> [Provided material]:
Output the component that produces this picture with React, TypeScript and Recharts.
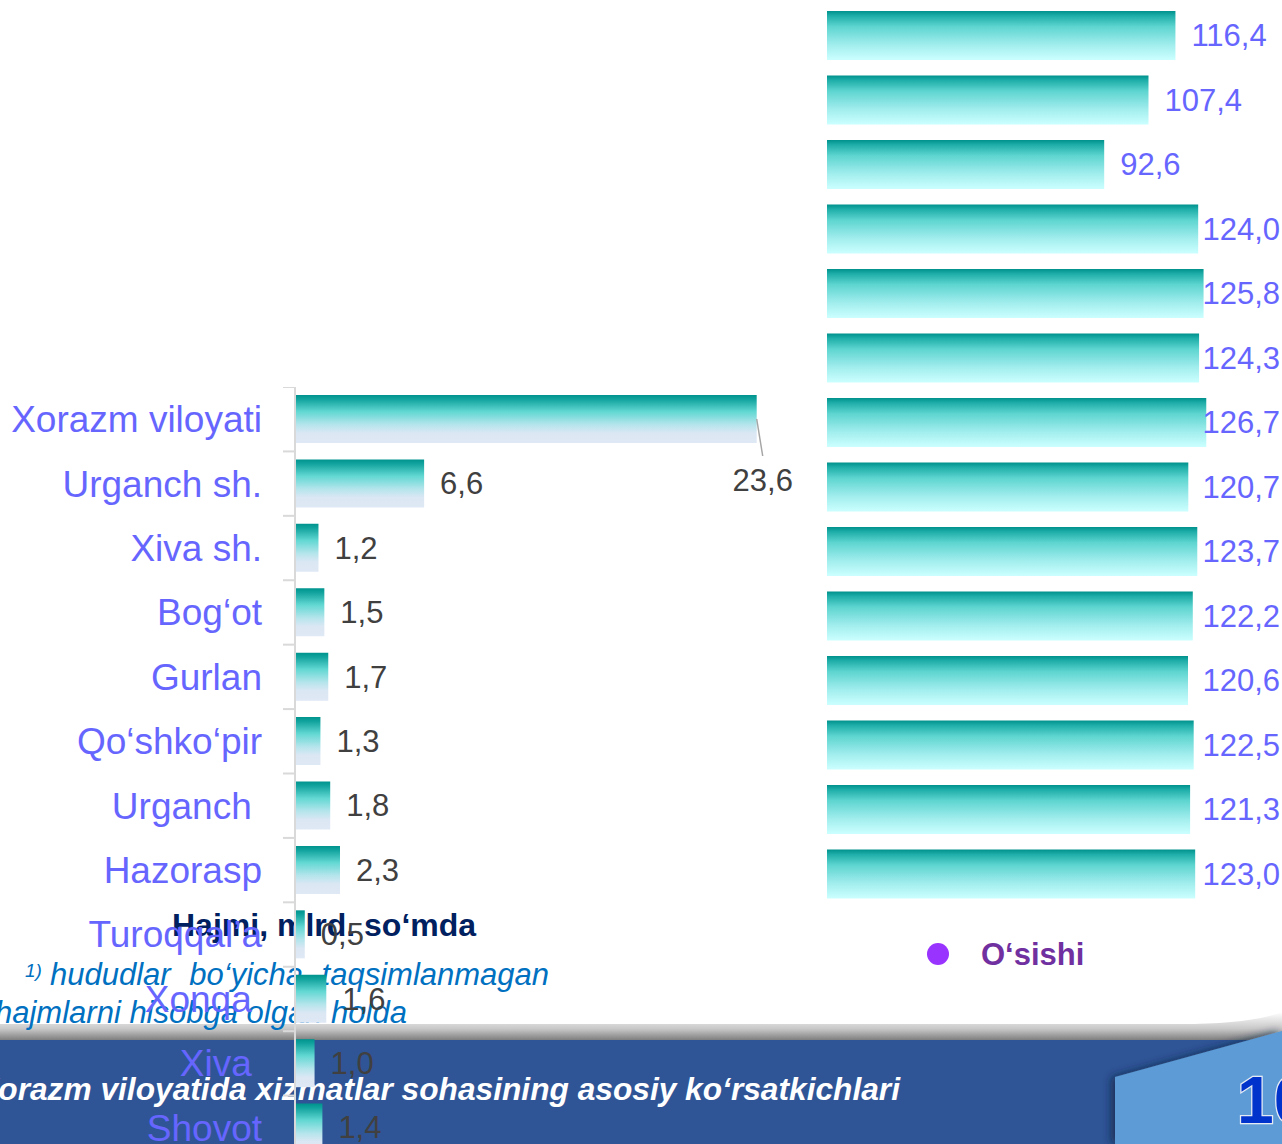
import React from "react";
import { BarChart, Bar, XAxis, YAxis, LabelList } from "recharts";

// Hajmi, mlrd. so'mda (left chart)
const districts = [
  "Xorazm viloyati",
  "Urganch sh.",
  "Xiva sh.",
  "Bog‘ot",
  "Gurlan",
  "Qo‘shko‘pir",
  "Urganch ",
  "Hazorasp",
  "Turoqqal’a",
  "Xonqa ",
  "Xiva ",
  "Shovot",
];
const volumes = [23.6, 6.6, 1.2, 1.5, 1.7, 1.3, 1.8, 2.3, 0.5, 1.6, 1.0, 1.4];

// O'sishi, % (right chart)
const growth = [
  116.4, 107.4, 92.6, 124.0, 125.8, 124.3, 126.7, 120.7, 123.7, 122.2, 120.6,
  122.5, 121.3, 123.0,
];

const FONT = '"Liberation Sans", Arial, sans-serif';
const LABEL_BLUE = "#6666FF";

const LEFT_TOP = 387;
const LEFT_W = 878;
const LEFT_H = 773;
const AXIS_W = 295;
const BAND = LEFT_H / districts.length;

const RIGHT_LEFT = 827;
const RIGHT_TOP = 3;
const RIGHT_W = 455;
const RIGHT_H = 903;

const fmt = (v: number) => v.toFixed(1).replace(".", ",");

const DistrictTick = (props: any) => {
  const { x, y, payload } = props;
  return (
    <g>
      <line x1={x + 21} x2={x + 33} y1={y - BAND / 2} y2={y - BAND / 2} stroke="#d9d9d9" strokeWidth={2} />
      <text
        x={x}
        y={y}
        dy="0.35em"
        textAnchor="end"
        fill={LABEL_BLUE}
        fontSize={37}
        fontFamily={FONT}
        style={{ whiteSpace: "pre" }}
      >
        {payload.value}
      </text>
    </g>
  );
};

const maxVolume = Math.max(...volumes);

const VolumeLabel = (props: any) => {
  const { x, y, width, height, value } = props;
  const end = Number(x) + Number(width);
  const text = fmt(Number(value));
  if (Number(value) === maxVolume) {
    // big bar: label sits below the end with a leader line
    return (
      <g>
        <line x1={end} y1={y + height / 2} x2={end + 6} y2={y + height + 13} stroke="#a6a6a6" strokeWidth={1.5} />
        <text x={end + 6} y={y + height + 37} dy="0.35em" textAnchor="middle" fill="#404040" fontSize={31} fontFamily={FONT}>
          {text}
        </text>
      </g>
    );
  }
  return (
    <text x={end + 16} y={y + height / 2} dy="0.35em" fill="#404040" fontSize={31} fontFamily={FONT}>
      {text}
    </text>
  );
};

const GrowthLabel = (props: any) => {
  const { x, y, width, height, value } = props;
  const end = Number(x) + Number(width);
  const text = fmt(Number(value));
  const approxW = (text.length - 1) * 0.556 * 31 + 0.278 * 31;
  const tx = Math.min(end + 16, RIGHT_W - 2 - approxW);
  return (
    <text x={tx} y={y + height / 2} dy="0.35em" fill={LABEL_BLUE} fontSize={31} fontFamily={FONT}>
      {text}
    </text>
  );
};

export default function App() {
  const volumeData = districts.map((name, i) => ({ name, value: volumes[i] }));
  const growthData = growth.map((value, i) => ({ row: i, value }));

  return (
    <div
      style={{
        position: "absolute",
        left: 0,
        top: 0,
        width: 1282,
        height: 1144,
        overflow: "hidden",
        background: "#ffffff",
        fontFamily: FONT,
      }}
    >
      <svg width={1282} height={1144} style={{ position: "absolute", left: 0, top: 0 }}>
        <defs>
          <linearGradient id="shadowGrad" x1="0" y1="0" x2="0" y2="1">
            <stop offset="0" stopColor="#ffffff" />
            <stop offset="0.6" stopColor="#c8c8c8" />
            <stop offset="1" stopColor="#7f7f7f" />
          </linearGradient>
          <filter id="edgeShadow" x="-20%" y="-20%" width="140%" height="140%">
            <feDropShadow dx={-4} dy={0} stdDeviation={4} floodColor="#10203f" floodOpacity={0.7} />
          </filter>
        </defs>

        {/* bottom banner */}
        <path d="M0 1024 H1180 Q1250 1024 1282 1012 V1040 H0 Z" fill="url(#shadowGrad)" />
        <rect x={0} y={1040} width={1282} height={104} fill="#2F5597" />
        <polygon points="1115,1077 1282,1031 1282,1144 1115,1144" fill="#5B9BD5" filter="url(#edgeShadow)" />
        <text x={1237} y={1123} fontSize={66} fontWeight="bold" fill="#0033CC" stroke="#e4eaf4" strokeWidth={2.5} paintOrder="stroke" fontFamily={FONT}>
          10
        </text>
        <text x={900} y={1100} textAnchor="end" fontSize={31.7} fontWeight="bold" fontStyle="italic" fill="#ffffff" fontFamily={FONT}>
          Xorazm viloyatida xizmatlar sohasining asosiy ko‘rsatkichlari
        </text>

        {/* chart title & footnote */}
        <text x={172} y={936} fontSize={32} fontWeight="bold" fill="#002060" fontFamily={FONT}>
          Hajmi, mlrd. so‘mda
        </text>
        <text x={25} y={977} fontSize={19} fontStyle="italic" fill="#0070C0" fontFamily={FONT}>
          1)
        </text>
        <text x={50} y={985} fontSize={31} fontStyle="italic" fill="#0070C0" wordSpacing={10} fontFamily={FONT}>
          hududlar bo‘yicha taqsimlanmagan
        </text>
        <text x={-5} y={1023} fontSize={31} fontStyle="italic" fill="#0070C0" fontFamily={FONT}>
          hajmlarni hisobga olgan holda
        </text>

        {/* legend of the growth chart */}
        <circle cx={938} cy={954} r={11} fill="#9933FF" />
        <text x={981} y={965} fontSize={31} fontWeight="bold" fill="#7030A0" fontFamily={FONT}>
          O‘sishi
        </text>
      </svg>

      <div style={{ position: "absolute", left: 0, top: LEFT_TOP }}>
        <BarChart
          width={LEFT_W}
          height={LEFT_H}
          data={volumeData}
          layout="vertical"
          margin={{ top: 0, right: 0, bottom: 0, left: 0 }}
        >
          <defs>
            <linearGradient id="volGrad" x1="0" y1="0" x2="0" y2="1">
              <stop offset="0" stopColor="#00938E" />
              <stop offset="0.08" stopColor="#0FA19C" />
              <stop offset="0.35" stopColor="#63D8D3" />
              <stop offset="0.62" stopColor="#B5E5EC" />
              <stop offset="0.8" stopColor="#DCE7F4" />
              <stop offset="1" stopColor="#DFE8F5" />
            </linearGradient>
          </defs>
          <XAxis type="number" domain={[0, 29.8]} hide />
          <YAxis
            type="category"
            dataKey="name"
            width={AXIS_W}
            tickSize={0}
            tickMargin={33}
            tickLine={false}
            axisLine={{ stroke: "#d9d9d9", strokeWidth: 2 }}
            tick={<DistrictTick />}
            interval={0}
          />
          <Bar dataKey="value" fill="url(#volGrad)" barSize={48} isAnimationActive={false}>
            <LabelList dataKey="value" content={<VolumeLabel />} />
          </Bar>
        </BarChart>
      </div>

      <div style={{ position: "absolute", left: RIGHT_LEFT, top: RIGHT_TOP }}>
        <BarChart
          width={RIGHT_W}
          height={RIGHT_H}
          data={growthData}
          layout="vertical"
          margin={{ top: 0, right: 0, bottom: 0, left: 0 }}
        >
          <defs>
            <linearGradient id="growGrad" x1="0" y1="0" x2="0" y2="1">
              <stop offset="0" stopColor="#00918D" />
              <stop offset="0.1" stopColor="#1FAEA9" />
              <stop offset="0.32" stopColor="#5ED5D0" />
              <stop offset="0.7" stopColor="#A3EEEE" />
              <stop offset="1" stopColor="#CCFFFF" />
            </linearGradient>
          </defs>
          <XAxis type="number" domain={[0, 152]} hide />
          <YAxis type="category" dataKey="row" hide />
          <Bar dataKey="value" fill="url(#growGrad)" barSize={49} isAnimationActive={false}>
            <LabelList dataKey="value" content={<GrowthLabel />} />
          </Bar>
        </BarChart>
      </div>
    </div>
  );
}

> [Task directions]:
Reproduce the material above exactly, first line through the line that contains "XAxis, YAxis, LabelList", minus the pictures.

> [Response below]:
Output the component that produces this picture with React, TypeScript and Recharts.
import React from "react";
import { BarChart, Bar, XAxis, YAxis, LabelList } from "recharts";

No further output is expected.